We rounded off our time in Hue by attending the imperial night at the Citadel. Clutching our 100,000 dong tickets (about £3), we headed there just before 6pm, and thirty minutes later found ourselves seated on bamboo mats with built in under floor heating from the extremely hot stone slabs. I fanned furiously, trying to cool myself down as the beads of sweat poured over me. The heat of the day had warmed the slabs underneath to a temperature which I'm sure would have cooked a fine supper had we thought to bring some along. It seemed a long wait until the show eventually started at half seven, and then with a flourish things kicked into gear. Everything began with a variety of lights being shone onto the side of one of the Citadel buildings. This was impressive as dragons evolved from pillars and swirled over the wall, and various shapes and figures appeared and disappeared.
Then the main section of the show began, as groups of people appeared on the stage dressed in traditional dress, and as historically relevant characters. Those of you who have experienced Vietnamese karaoke will know it's not the most melodic sound to Western ears. The same applied to the ancient instruments which were used during the show. It all created a unique sound which undeniably evoked images of Vietnamese culture of days gone by.
When you're our age all this sensory bombardment, coupled with three hours on a stone and bamboo hotplate does little to relax the soul, so we had to head off for a post show beer.

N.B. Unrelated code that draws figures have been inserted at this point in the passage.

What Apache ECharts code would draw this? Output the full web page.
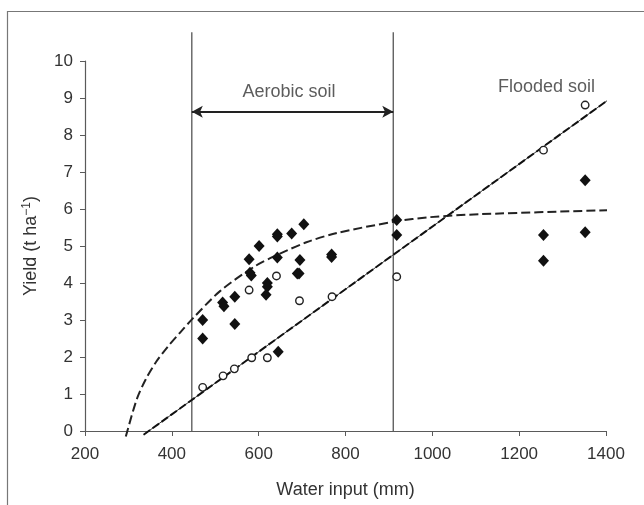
<!DOCTYPE html>
<html>
<head>
<meta charset="utf-8">
<script src="https://cdn.jsdelivr.net/npm/echarts@6/dist/echarts.min.js"></script>
<style>
html,body{margin:0;padding:0;background:#fff;}
#chart{width:644px;height:505px;}
</style>
</head>
<body>
<div id="chart"></div>
<script>
// ---- data ----
const xTicks = [200, 400, 600, 800, 1000, 1200, 1400];
const yTicks = [0, 1, 2, 3, 4, 5, 6, 7, 8, 9, 10];

// filled diamonds
const filledPoints = [
  [471, 3.0], [471, 2.5], [517, 3.47], [520, 3.37], [545, 3.63], [545, 2.89],
  [578, 4.64], [580, 4.28], [583, 4.2], [601, 5.0], [620, 4.0], [620, 3.9],
  [617, 3.68], [643, 5.32], [643, 5.26], [643, 4.69], [645, 2.14], [676, 5.34],
  [695, 4.62], [689, 4.26], [693, 4.26], [704, 5.59], [768, 4.77], [768, 4.70],
  [918, 5.70], [918, 5.30], [1256, 5.30], [1256, 4.60], [1352, 6.78], [1352, 5.37]
];
// open diamonds
const openPoints = [
  [471, 1.18], [518, 1.49], [544, 1.68], [584, 1.98], [578, 3.81], [620, 1.98],
  [641, 4.19], [694, 3.52], [769, 3.63], [918, 4.17], [1256, 7.59], [1352, 8.81]
];
// dashed fitted curve (aerobic)
const dashedCurve = [
  [294, -0.15], [319, 0.85], [340, 1.4], [364, 1.87], [390, 2.27], [419, 2.66],
  [449, 3.05], [511, 3.78], [591, 4.45], [641, 4.75], [710, 5.1], [780, 5.35],
  [914, 5.66], [995, 5.78], [1110, 5.86], [1417, 5.97]
];
// straight fitted line (flooded)
const solidLine = [[335, -0.1], [1417, 9.05]];
// boundaries of aerobic range
const dividerX = [446, 910];
const dividerTop = 10.78;
const arrowY = 8.63;
const annotations = [
  { name: 'Aerobic soil', x: 670, y: 9.17 },
  { name: 'Flooded soil', x: 1263, y: 9.3 }
];

const chart = echarts.init(document.getElementById('chart'), null, { renderer: 'canvas' });
const FONT = '"Liberation Sans", Arial, sans-serif';
const TXT = '#333';
const AX = '#5a5a5a';

const option = {
  animation: false,
  backgroundColor: '#fff',
  grid: { left: 85, right: 38, top: 61, bottom: 74, containLabel: false },
  graphic: [{
    type: 'polyline',
    shape: { points: [[7.5, 505], [7.5, 11.5], [644, 11.5]] },
    style: { stroke: '#777', lineWidth: 1.2, fill: null }
  }],
  xAxis: {
    type: 'value', min: 200, max: 1400, interval: 200,
    name: 'Water input (mm)', nameLocation: 'middle', nameGap: 50,
    nameTextStyle: { fontFamily: FONT, fontSize: 18, color: TXT },
    axisLine: { show: true, lineStyle: { color: AX, width: 1.2 } },
    axisTick: { show: true, length: 5, lineStyle: { color: AX } },
    axisLabel: { fontFamily: FONT, fontSize: 17, color: TXT, margin: 15,
      formatter: v => String(v) },
    splitLine: { show: false }
  },
  yAxis: {
    type: 'value', min: 0, max: 10, interval: 1,
    name: 'Yield (t ha{sup|−1})', nameLocation: 'middle', nameGap: 44, nameRotate: 90,
    nameTextStyle: { fontFamily: FONT, fontSize: 18, color: TXT,
      rich: { sup: { fontFamily: FONT, fontSize: 12, color: TXT, verticalAlign: 'top', padding: [0,0,8,0] } } },
    axisLine: { show: true, lineStyle: { color: AX, width: 1.2 } },
    axisTick: { show: true, length: 5, lineStyle: { color: AX } },
    axisLabel: { fontFamily: FONT, fontSize: 17, color: TXT, margin: 12 },
    splitLine: { show: false }
  },
  series: [
    {
      type: 'custom', z: 1, clip: false,
      data: dividerX.map(x => [x, dividerTop]),
      renderItem: function (params, api) {
        const p0 = api.coord([api.value(0), 0]);
        const p1 = api.coord([api.value(0), api.value(1)]);
        return { type: 'line', shape: { x1: p0[0], y1: p0[1], x2: p1[0], y2: p1[1] },
          style: { stroke: '#555', lineWidth: 1.3 } };
      }
    },
    {
      type: 'line', z: 2, clip: false, silent: true,
      data: [],
      markLine: {
        silent: true, symbol: ['arrow', 'arrow'], symbolSize: [9, 11],
        label: { show: false },
        lineStyle: { color: '#222', width: 2, type: 'solid' },
        data: [[{ coord: [dividerX[0], arrowY] }, { coord: [dividerX[1], arrowY] }]]
      }
    },
    {
      type: 'line', z: 3, clip: false, data: dashedCurve, smooth: 0.3,
      showSymbol: false, symbol: 'none',
      lineStyle: { color: '#222', width: 2, type: [9, 4] }
    },
    {
      type: 'line', z: 3, clip: false, data: solidLine,
      showSymbol: false, symbol: 'none',
      lineStyle: { color: '#333', width: 1 }
    },
    {
      type: 'line', z: 3, clip: false, data: solidLine,
      showSymbol: false, symbol: 'none',
      lineStyle: { color: '#111', width: 2, type: [8, 3] }
    },
    {
      type: 'scatter', z: 5, data: filledPoints, symbol: 'diamond', symbolSize: [11, 12],
      itemStyle: { color: '#111', opacity: 1 }
    },
    {
      type: 'scatter', z: 6, data: openPoints, symbol: 'circle', symbolSize: 7.5,
      itemStyle: { color: '#fff', borderColor: '#222', borderWidth: 1.4, opacity: 1 }
    },
    {
      type: 'scatter', z: 7, symbolSize: 0, silent: true,
      data: annotations.map(a => ({ name: a.name, value: [a.x, a.y] })),
      label: { show: true, position: 'inside', formatter: p => p.name,
        fontFamily: FONT, fontSize: 18, color: TXT }
    }
  ]
};
chart.setOption(option);
</script>
</body>
</html>
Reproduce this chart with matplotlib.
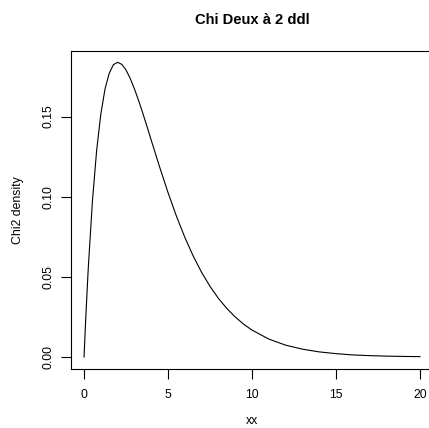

Those of you who have seen the footage of festival night traffic here will quickly realise that actually reaching a bar was going to be a feat in itself. The usual technique of "decide and go" in the hope that the drivers would go round you sounded risky as we looked at the hoards of moped drivers who were focused on weaving in and out of each other to reach their destination, like swarms of wasps eager to reach the nest. Eventually we managed to weave through and made it as far as the park before being accosted by a group of young girls from the language college. John was delighted to chat with the girls, answering their questions about Vietnam. He's becoming quite a pro with these chats, and is definitely enjoying all the attention. I'm sure youll be relieved to know that after our 15 minute interval with the students we eventually, almost crawling across the threshold of the bar, and dripping a trail of sweat everywhere found a couple of seats - two Huda beer please ! (Made by Carlsberg in Vietnam don't you know!)